If the bridge note holders elect to convert any or all of their notes at the Maturity Date or upon the consummation of the PIPE, investors in the Private Placement could suffer dilution in terms of their percentage ownership in the Company. In addition, if any of the warrant holders exercise their warrants prior to the expiration of the term of such warrants, the Company may be required to issue a significant number of shares of Common Stock to such warrant holders, which could result in dilution to the investors in the Private Placement.
SUBSCRIPTION PROCEDURES
1. SUBSCRIPTION AND PURCHASE PRICE
1.1. Subscription. Subject to the conditions set forth in Section 2 hereof, the undersigned hereby subscribes for and agrees to purchase the number of shares of Common Stock indicated on page 15 hereof on the terms and conditions described herein and the Company hereby agrees to issue and sell such shares of Common Stock to the undersigned on the terms and conditions described herein. Fractional shares of Common Stock received by the undersigned will be rounded down. In connection therewith, the undersigned agrees and acknowledges that for every two (2) shares of Common Stock purchased by the undersigned, the undersigned will receive one (1) Warrant to purchase one (1) share of Common Stock on the terms and subject to the conditions described in the “Form of Warrant” attached hereto as Exhibit A. Fractional Warrants received by the undersigned will be rounded down.
1.2. Purchase of Securities. The undersigned understands and acknowledges that the purchase price to be remitted to the Company in exchange for one (1) share of Common Stock shall be $0.70 per share, for an aggregate purchase price as set forth on page 15 hereof. Payment for the securities subscribed for hereunder shall be made by the undersigned by check or wire transfer, payable in United States dollars, in accordance with the specific wire instructions contained herein, with the undersigned’s delivery of this Agreement to the Company.
2. ACCEPTANCE AND CLOSING PROCEDURES
2.1. Irrevocable Obligation. The obligation of the undersigned to purchase the securities contemplated hereby and the obligation of the Company to issue and sell the securities contemplated hereby is irrevocable.
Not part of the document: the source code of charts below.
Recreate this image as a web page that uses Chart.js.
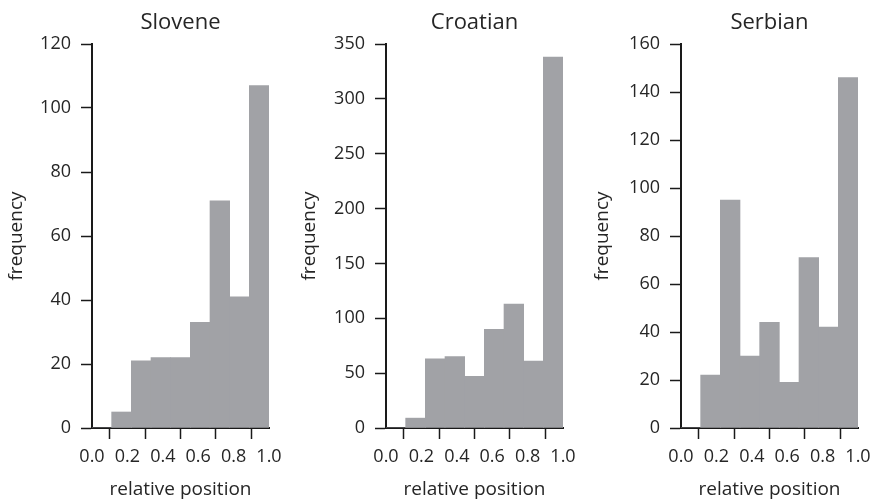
<!DOCTYPE html>
<html lang="en">
<head>
    <meta charset="UTF-8">
    <title>Relative position histograms</title>
    <script src="https://cdn.jsdelivr.net/npm/chart.js"></script>
    <style>
        body {
            margin: 0;
            background: white;
            width: 872px;
            height: 499px;
            position: relative;
            overflow: hidden;
        }
        .panel {
            position: absolute;
            top: 0;
            height: 499px;
        }
    </style>
</head>
<body>
    <div class="panel" style="left:0;width:290px"><canvas id="sloveneChart"></canvas></div>
    <div class="panel" style="left:290px;width:290px"><canvas id="croatianChart"></canvas></div>
    <div class="panel" style="left:580px;width:292px"><canvas id="serbianChart"></canvas></div>

    <script>
        // bins of the histogram (9 equal bins on 0..1)
        const binEdges = [0, 1/9, 2/9, 3/9, 4/9, 5/9, 6/9, 7/9, 8/9, 1];
        const xTicks = [0.0, 0.2, 0.4, 0.6, 0.8, 1.0];

        // frequencies per bin
        const slovene = [0, 5, 21, 22, 22, 33, 71, 41, 107];
        const croatian = [0, 9, 63, 65, 47, 90, 113, 61, 338];
        const serbian = [0, 22, 95, 30, 44, 19, 71, 42, 146];

        const titles = ['Slovene', 'Croatian', 'Serbian'];
        const yMax = [120, 350, 160];
        const yStep = [20, 50, 20];

        const FONT = '"Open Sans", "Noto Sans", sans-serif';
        const TEXT = '#262626';
        const AXIS = '#1a1a1a';
        const BAR = '#a1a2a6';

        Chart.defaults.font.family = FONT;
        Chart.defaults.color = TEXT;

        function makeChart(id, title, values, max, step, leftWidth, rightPad, yTitlePad) {
            const points = values.map((v, i) => ({
                x: (binEdges[i] + binEdges[i + 1]) / 2,
                y: v
            }));

            return new Chart(document.getElementById(id), {
                type: 'bar',
                data: {
                    datasets: [{
                        data: points,
                        backgroundColor: BAR,
                        borderWidth: 0,
                        barPercentage: 1,
                        categoryPercentage: 1
                    }]
                },
                options: {
                    responsive: true,
                    maintainAspectRatio: false,
                    animation: false,
                    layout: { padding: { left: 0, right: rightPad, top: 0, bottom: 0 } },
                    plugins: {
                        legend: { display: false },
                        tooltip: { enabled: false },
                        title: {
                            display: true,
                            text: title,
                            fullSize: false,
                            color: TEXT,
                            font: { size: 22, weight: 'normal', lineHeight: 1.2 },
                            padding: { top: 10, bottom: 7.6 }
                        }
                    },
                    scales: {
                        x: {
                            type: 'linear',
                            offset: false,
                            min: 0,
                            max: 1,
                            afterBuildTicks: s => { s.ticks = xTicks.map(v => ({ value: v })); },
                            afterFit: s => {
                                s.height = 71;
                                // layout padding already leaves room for the end labels
                                s.paddingLeft = 0;
                                s.paddingRight = 0;
                            },
                            grid: {
                                display: true,
                                drawOnChartArea: false,
                                drawTicks: true,
                                tickLength: 11,
                                tickColor: AXIS,
                                tickWidth: 1.5
                            },
                            border: { display: true, color: AXIS, width: 2 },
                            ticks: {
                                padding: 7,
                                maxRotation: 0,
                                font: { size: 18 },
                                callback: v => Number(v).toFixed(1)
                            },
                            title: {
                                display: true,
                                text: 'relative position',
                                font: { size: 19, lineHeight: 1.0 },
                                padding: { top: 0, bottom: 0 }
                            }
                        },
                        y: {
                            min: 0,
                            max: max,
                            afterFit: s => { s.width = leftWidth; },
                            grid: {
                                display: true,
                                drawOnChartArea: false,
                                drawTicks: true,
                                tickLength: 11,
                                tickColor: AXIS,
                                tickWidth: 1.5
                            },
                            border: { display: true, color: AXIS, width: 2 },
                            ticks: {
                                stepSize: step,
                                padding: 10,
                                font: { size: 18 }
                            },
                            title: {
                                display: true,
                                text: 'frequency',
                                font: { size: 19, lineHeight: 1.0 },
                                padding: { top: yTitlePad, bottom: 0 }
                            }
                        }
                    }
                }
            });
        }

        makeChart('sloveneChart', titles[0], slovene, yMax[0], yStep[0], 92, 21, 7.5);
        makeChart('croatianChart', titles[1], croatian, yMax[1], yStep[1], 96, 17, 10.5);
        makeChart('serbianChart', titles[2], serbian, yMax[2], yStep[2], 101, 14, 13.5);
    </script>
</body>
</html>
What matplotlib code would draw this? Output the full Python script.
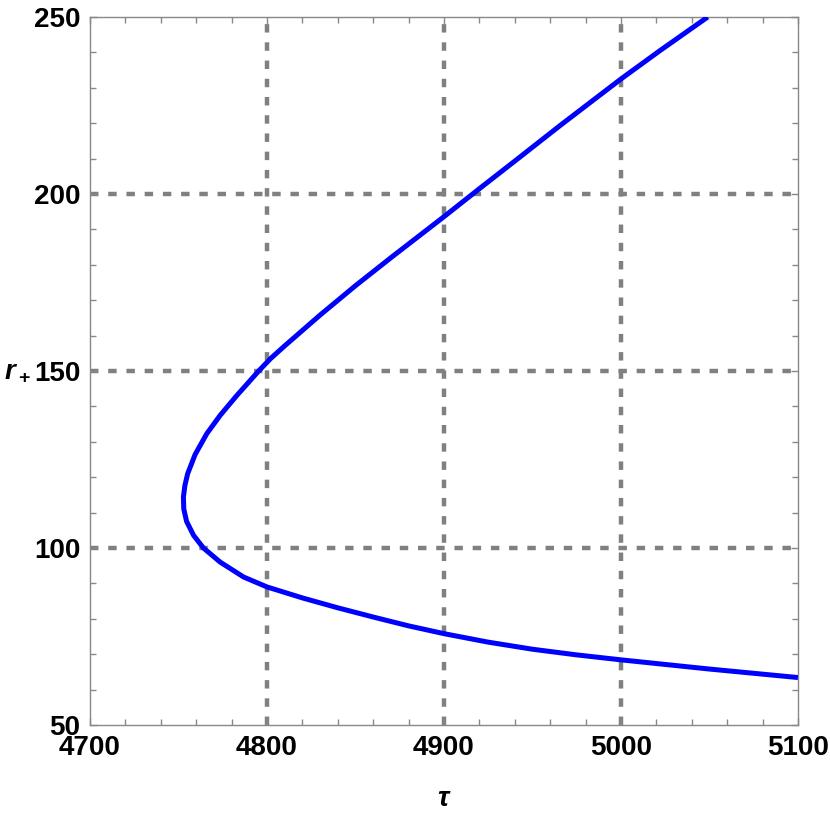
import numpy as np
import matplotlib.pyplot as plt
from matplotlib.ticker import MultipleLocator

# curve, ordered along r (lower branch -> tip -> upper branch)
tau = [5100, 5050, 5000, 4975, 4950, 4925, 4900, 4880, 4860, 4840, 4820,
       4800, 4786.8, 4773.6, 4764.1, 4758.5, 4754.6, 4753.0, 4752.8, 4753.6,
       4755.2, 4759.4, 4766.0, 4773.6, 4783.0, 4795.3, 4802, 4810, 4830,
       4850, 4870, 4900, 4920, 4940, 4966, 5000, 5022, 5049]
r_plus = [63.4, 65.8, 68.4, 69.8, 71.4, 73.4, 75.8, 78.0, 80.5, 83.1, 85.9,
          89.0, 91.8, 96.0, 100.0, 103.6, 107.5, 111.0, 114.4, 117.6,
          121.0, 126.4, 132.3, 137.5, 143.1, 150.0, 153.5, 157.1, 165.8,
          174.1, 182.0, 193.6, 201.5, 209.3, 219.5, 232.5, 240.5, 250.0]

grid_x = [4800, 4900, 5000]
grid_y = [100, 150, 200]

plt.rcParams["font.family"] = "Liberation Sans"
plt.rcParams["font.weight"] = "bold"
plt.rcParams["mathtext.fontset"] = "custom"
plt.rcParams["mathtext.it"] = "Liberation Sans:italic:bold"
plt.rcParams["mathtext.rm"] = "Liberation Sans:bold"
plt.rcParams["mathtext.bf"] = "Liberation Sans:bold"

fig = plt.figure(figsize=(8.3, 8.19), dpi=100)
ax = fig.add_axes([0.1084, 0.1148, 0.853, 0.8644])

# dashed grid only at the inner major ticks
for gx in grid_x:
    ax.axvline(gx, color="#808080", lw=3.2, ls=(0, (1.9, 2.2)), zorder=1)
for gy in grid_y:
    ax.axhline(gy, color="#808080", lw=3.2, ls=(0, (1.9, 2.2)), zorder=1)

ax.plot(tau, r_plus, color="#0000ff", lw=3.6, zorder=3,
        solid_joinstyle="round", solid_capstyle="butt")

ax.set_xlim(4700, 5100)
ax.set_ylim(50, 250)
ax.xaxis.set_major_locator(MultipleLocator(100))
ax.xaxis.set_minor_locator(MultipleLocator(20))
ax.yaxis.set_major_locator(MultipleLocator(50))
ax.yaxis.set_minor_locator(MultipleLocator(10))

ax.tick_params(which="both", direction="in", top=True, right=True,
               color="#888888", width=1)
ax.tick_params(which="major", length=5, labelsize=20, pad=7)
ax.tick_params(which="minor", length=4)
for s in ax.spines.values():
    s.set_color("#888888")
    s.set_linewidth(1)

ax.set_xlabel(r"$\tau$", fontsize=20, labelpad=18)
ax.set_ylabel(r"$r_+$", fontsize=20, rotation=0, labelpad=12, va="center")

fig.savefig("out.png", dpi=100)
2.2. Closing. The closing (the “Closing”) shall take place at the offices of Loeb & Loeb LLP, 10100 Santa Monica Boulevard, Suite 2200, Los Angeles, CA 90067, or such other place as determined by the Company, on a Business Day (the “Closing Date”), or such other date as is mutually agreed to by the parties and the undersigned. “Business Day” shall mean from the hours of 9:00 a.m. (P.S.T.) through 5:00 p.m. (P.S.T.) of a day other than a Saturday, Sunday or other day on which commercial banks in Los Angeles, California are authorized or required to be closed.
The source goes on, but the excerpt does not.